Recognizing these issues, and the work of addressing the obvious environmental concerns, President Richard Nixon began and established the groundwork for many of the alphabet soup of major environmental laws: National Environmental Policy Act (NEPA), Clean Water Act (CWA), Clean Air Act (CAA), Resource Conservation and Recovery Act (RCRA), etc. In addition, he established the U.S. Environmental Protection Agency to oversee these programs. The results of these programs had, and still have, tremendous immediate and long-lasting return on the efforts.
"The problem," I tell the students, "is similar to the experience when watching the Steelers play on Sunday with your wife or girlfriend, while eating potato chips and French onion dip. At first, each chip is generously covered with dip, a good return on each effort of chip dipping, you can even do it with peripheral vision and focus on the game. As the dip volume decreases, some adjustments have to be made; additional efforts, focus and attention are expended. Initially, the extra effort is simply turning the dip tub to a more favorable angle for your chip dipping success, after all, it is in your girlfriend's or wife's best health interest, almost an altruistic act on your behalf.
"Then additional effort is expended to actually retrieve the dip tub and closely focus on ferreting out sufficient dip for each chip way down in the bottom crease or under the lip of the lid. This is ultimately followed by the effort of the finger swipe and mouth chip/dip mixing. It is at this point that some reasonable person needs to stop the process. There is no longer a sufficient benefit to continuing efforts to try to ingest the last dip residue ... don't lick that dip tub ... is the admonishment from your better half."
This is the analogy to the history and current story of our environmental regulations. Where once contamination was emitted almost freely into the environment, now, it is not so extreme. We continue to expend more and more efforts to seek those last molecules of contamination to satisfy our environmental appetite for cleaner.
Pennsylvania passed a law that disallows diesel engines to idle for more than 5 minutes in an hour. Think about that as a truck driver working your way through traffic to deliver your goods from point A to point B.
A tar plant spills about a gallon or so of tar on the ground in its facility and spends numerous man-hours and costs to notify the national emergency response center, document the spill event, clean up the material and dispose of it, and submit follow-up reports to the regulatory agencies. At the same time, the entire road through town outside the gates of the tar plant is being paved with the same material.
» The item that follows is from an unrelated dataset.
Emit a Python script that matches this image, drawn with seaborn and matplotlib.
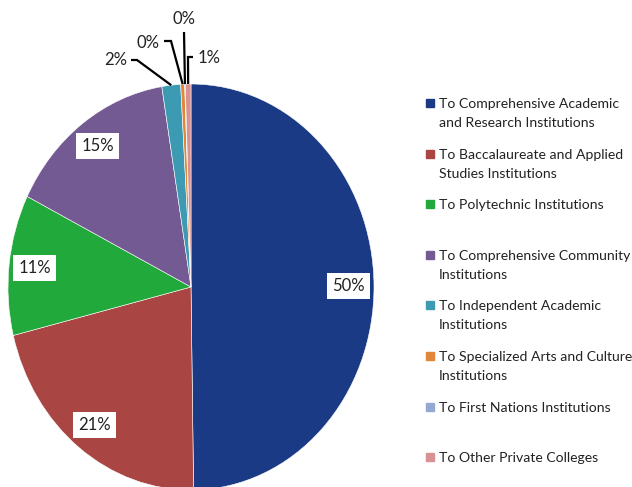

A former industrial site is required by the regulators to be cleaned up by a past owner to a regulatory-mandated human health risk assessment level of 1 x 10-6. That is as if just one person in one million people may (not will, but may) be harmed if they were to accidentally ingest a certain amount of contaminated soil from the site every day for seventy years.
Simply because a facility manufactures a certain product, it falls into a category in which there is a mandate to spend capital to install, monitor, operate and maintain a natural gas-fired thermal oxidizer (incinerator) to destroy any air emissions from tanks containing this product. Capital costs total hundreds of thousands of dollars initially and ultimately millions of dollars over time. The amount of air emission "pollutants" from the product storage tanks destroyed is trivial in comparison to the excessive amount of air emission pollutants caused by burning the natural gas to operate the thermal oxidizer equipment.
This is the current story of our environmental regulations. It is well past time for reasonable people to say to the politicians and government regulators: "Don't lick that dip tub."